7 thoughts on “Exploring A Dark Room

  1. I agree that exploration should not be conflated with the rote action of finding and picking up trinkets, replete with a ka-ching. For the most part, I can only think of them as unnecessary padding (that is a little condescending and manipulative), and cannot even bring myself to play games adhering to this kind of open-world model.

    But I played a game last year that did exactly this, only so effectively disguised that I didn’t realize I was playing the collectible shell game until after I had moved on from it. It was a pleasure finding every single one of them, and I felt the impact of the narrative would have been significantly poorer if I hadn’t bothered.

    I’m talking about Dishonored’s bone charms. The whalebone rune charms were almost always hidden along the critical path and choke points, probably because they were critical to the player’s progression. Finding these was mostly boring.

    The bone charms, though, are a curious nugget of design. The benefits they provide individually are practically worthless, so they’re close to the little animus fragments in the Assassin’s Creed series in that sense. But they served a number of other functions:

    1. They highlighted alternate paths, reinforcing the idea that the player almost always has navigational options.
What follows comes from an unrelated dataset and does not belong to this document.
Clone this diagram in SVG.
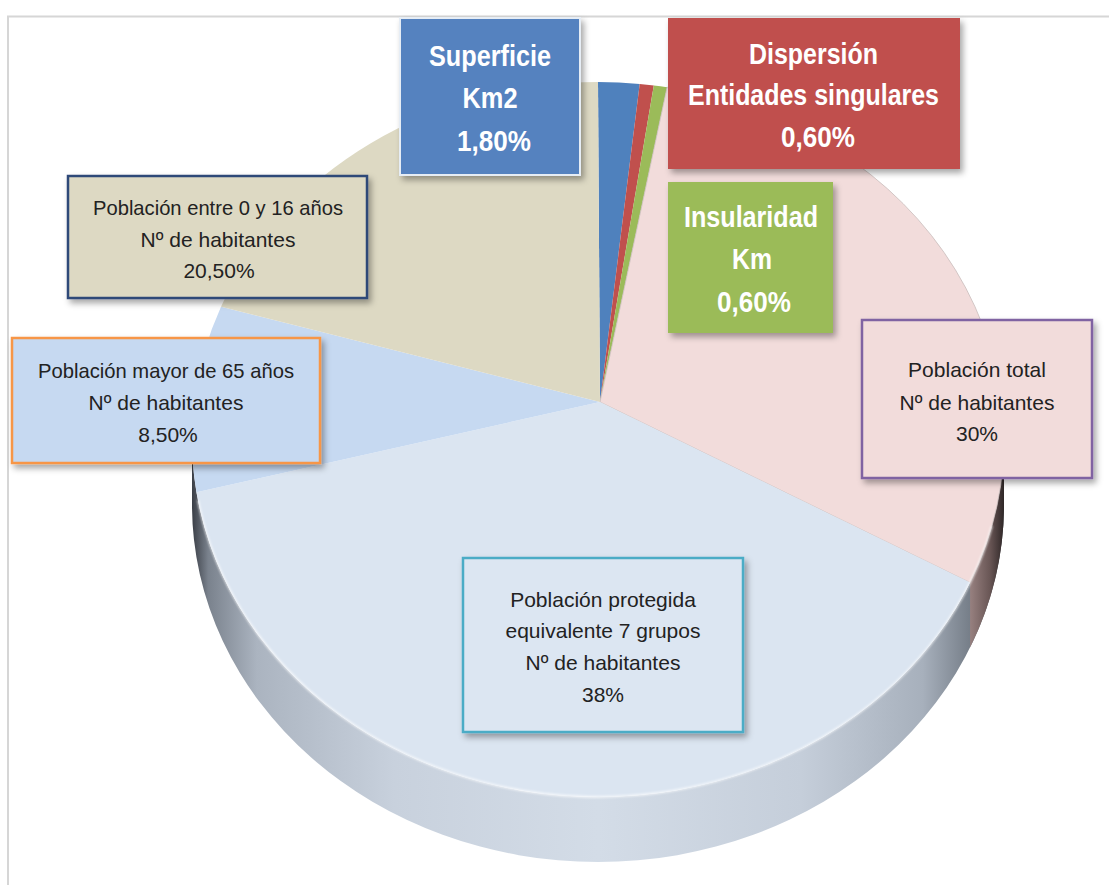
<svg xmlns="http://www.w3.org/2000/svg" width="1109" height="885" viewBox="0 0 1109 885">
  <defs>
    <style>
      .frame { stroke: #d6d6d6; stroke-width: 2; fill: none; }
      .bold { font-family: "Liberation Sans", Arial, sans-serif; font-weight: bold; font-size: 29px; fill: #ffffff; text-anchor: middle; }
      .norm { font-family: "Liberation Sans", Arial, sans-serif; font-size: 21px; fill: #222222; text-anchor: middle; }
      .box { filter: url(#shadow); }
    </style>
    <filter id="shadow" x="-10%" y="-10%" width="125%" height="130%">
      <feDropShadow dx="3" dy="4" stdDeviation="3" flood-color="#000000" flood-opacity="0.35"/>
    </filter>
    <filter id="soft" x="-5%" y="-5%" width="110%" height="110%">
      <feGaussianBlur stdDeviation="0.8"/>
    </filter>
    <linearGradient id="sideGrad" gradientUnits="userSpaceOnUse" x1="192" y1="0" x2="1004" y2="0">
      <stop offset="0" stop-color="#3a3e46"/>
      <stop offset="0.02" stop-color="#7a828d"/>
      <stop offset="0.08" stop-color="#abb4c0"/>
      <stop offset="0.25" stop-color="#c8d1dd"/>
      <stop offset="0.5" stop-color="#d3dce7"/>
      <stop offset="0.75" stop-color="#c5ceda"/>
      <stop offset="0.9" stop-color="#a7b0bc"/>
      <stop offset="0.97" stop-color="#6c747e"/>
      <stop offset="1" stop-color="#2e3238"/>
    </linearGradient>
    <linearGradient id="pinkSide" gradientUnits="userSpaceOnUse" x1="968" y1="0" x2="1004" y2="0">
      <stop offset="0" stop-color="#9c8584"/>
      <stop offset="0.6" stop-color="#6a5756"/>
      <stop offset="1" stop-color="#2f2727"/>
    </linearGradient>
  </defs>

  <!-- frame -->
  <path class="frame" d="M8,885 L8,16.5 L1109,16.5"/>

  <!-- pie -->
  <g id="pie">
    <path id="pie-side" d="M192,439.5 L192,504.5 A406,357.5 0 0 0 1004,504.5 L1004,439.5 A406,357.5 0 0 1 192,439.5 Z" fill="url(#sideGrad)"/>
    <path id="pie-side-pink" d="M1004,439.5 A406,357.5 0 0 1 970.1,582.6 L970.1,647.6 A406,357.5 0 0 0 1004,504.5 Z" fill="url(#pinkSide)"/>
    <g id="slice-superficie"><path d="M600,402 L598,82 A406,357.5 0 0 1 639.7,83.9 Z" fill="#4f81bd"/></g>
    <g id="slice-dispersion"><path d="M600,402 L639.7,83.9 A406,357.5 0 0 1 653.8,85.4 Z" fill="#c0504d"/></g>
    <g id="slice-insularidad"><path d="M600,402 L653.8,85.4 A406,357.5 0 0 1 667.1,87.2 Z" fill="#9bbb59"/></g>
    <g id="slice-total"><path d="M600,402 L667.1,87.2 A406,357.5 0 0 1 970.1,582.6 Z" fill="#f2dcdb" stroke="#c9bcbb" stroke-width="0.8"/></g>
    <g id="slice-protegida"><path d="M600,402 L970.1,582.6 A406,357.5 0 0 1 196.5,492.3 Z" fill="#dbe5f1"/></g>
    <g id="slice-mayor65"><path d="M600,402 L196.5,492.3 A406,357.5 0 0 1 221,306.7 Z" fill="#c6d9f1"/></g>
    <g id="slice-0-16"><path d="M600,402 L221,306.7 A406,357.5 0 0 1 598,82 Z" fill="#ddd9c3"/></g>
    <path d="M198,500 A406,357.5 0 0 0 992,526" fill="none" stroke="#ffffff" stroke-opacity="0.85" stroke-width="1.6" filter="url(#soft)"/>
  </g>

  <!-- label boxes -->
  <g id="node-superficie">
    <rect class="box" x="400" y="18" width="180" height="157" fill="#5482bf" stroke="#e6edf5" stroke-width="2"/>
    <text class="bold" x="490" y="65.5" textLength="122" lengthAdjust="spacingAndGlyphs">Superficie</text>
    <text class="bold" x="490" y="107.5" textLength="55" lengthAdjust="spacingAndGlyphs">Km2</text>
    <text class="bold" x="494" y="150.5" textLength="74" lengthAdjust="spacingAndGlyphs">1,80%</text>
  </g>

  <g id="node-dispersion">
    <rect class="box" x="668" y="18" width="292" height="151" fill="#c0504d"/>
    <text class="bold" x="813.5" y="63.5" textLength="129" lengthAdjust="spacingAndGlyphs">Dispersión</text>
    <text class="bold" x="813.5" y="105" textLength="251" lengthAdjust="spacingAndGlyphs">Entidades singulares</text>
    <text class="bold" x="818" y="147" textLength="74" lengthAdjust="spacingAndGlyphs">0,60%</text>
  </g>

  <g id="node-insularidad">
    <rect class="box" x="668" y="182" width="165" height="151" fill="#9bbb59"/>
    <text class="bold" x="751" y="227" textLength="134" lengthAdjust="spacingAndGlyphs">Insularidad</text>
    <text class="bold" x="752" y="268.5" textLength="40" lengthAdjust="spacingAndGlyphs">Km</text>
    <text class="bold" x="754" y="312" textLength="74" lengthAdjust="spacingAndGlyphs">0,60%</text>
  </g>

  <g id="node-0-16">
    <rect class="box" x="68" y="176" width="299" height="122" fill="#ddd9c3" stroke="#2e4a78" stroke-width="2.5"/>
    <text class="norm" x="218" y="215" textLength="250" lengthAdjust="spacingAndGlyphs">Población entre 0 y 16 años</text>
    <text class="norm" x="218" y="247">Nº de habitantes</text>
    <text class="norm" x="219" y="278">20,50%</text>
  </g>

  <g id="node-mayor65">
    <rect class="box" x="12" y="338" width="308" height="125" fill="#c6d9f1" stroke="#f79646" stroke-width="2.5"/>
    <text class="norm" x="166" y="378" textLength="256" lengthAdjust="spacingAndGlyphs">Población mayor de 65 años</text>
    <text class="norm" x="166" y="410">Nº de habitantes</text>
    <text class="norm" x="168" y="442">8,50%</text>
  </g>

  <g id="node-total">
    <rect class="box" x="862" y="320" width="230" height="158" fill="#f2dcdb" stroke="#8064a2" stroke-width="2.5"/>
    <text class="norm" x="977" y="377">Población total</text>
    <text class="norm" x="977" y="410">Nº de habitantes</text>
    <text class="norm" x="977" y="441">30%</text>
  </g>

  <g id="node-protegida">
    <rect class="box" x="463" y="558" width="280" height="174" fill="#dce6f2" stroke="#4bacc6" stroke-width="2.5"/>
    <text class="norm" x="603" y="607">Población protegida</text>
    <text class="norm" x="603" y="638">equivalente 7 grupos</text>
    <text class="norm" x="603" y="670">Nº de habitantes</text>
    <text class="norm" x="603" y="702">38%</text>
  </g>

  <g id="connectors"/>
</svg>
Bone charms were rarely at dead-ends that the player had to backtrack all the way from.

    2. They tricked the kind of player who seeks out collectibles only for the little rush of watching a counter tick up into exploring and experiencing more of Dunwall. It was a bait and switch we could use more of.

    3. You could always see the glowing charm with the Heart, but navigating to it was a puzzle–they were behind locked doors, or in secret rooms, at the bottom of shafts, or surrounded by rat swarms. Finding your way to them was satisfying in itself.

    4. The little boost they gave your abilities was randomized.

    5. They were always contextualized. The locations they were in were little stories–you could often find the corpse of the owner driven mad by them, or a note about quarantining the artifact penned by an overseer. Most of these were on the nose, but a couple of situations involving them were delightfully vague. Some were just washed up to shore by the river.

    I thought the bone charms (plus the heart) was a good example of using collectibles to promote exploration, as opposed to being the purpose of it. Of course, I use exploration in the narrow sense of visiting or “conquering” level geometry–I just think Dishonored shows there’s plenty of scope for creativity here.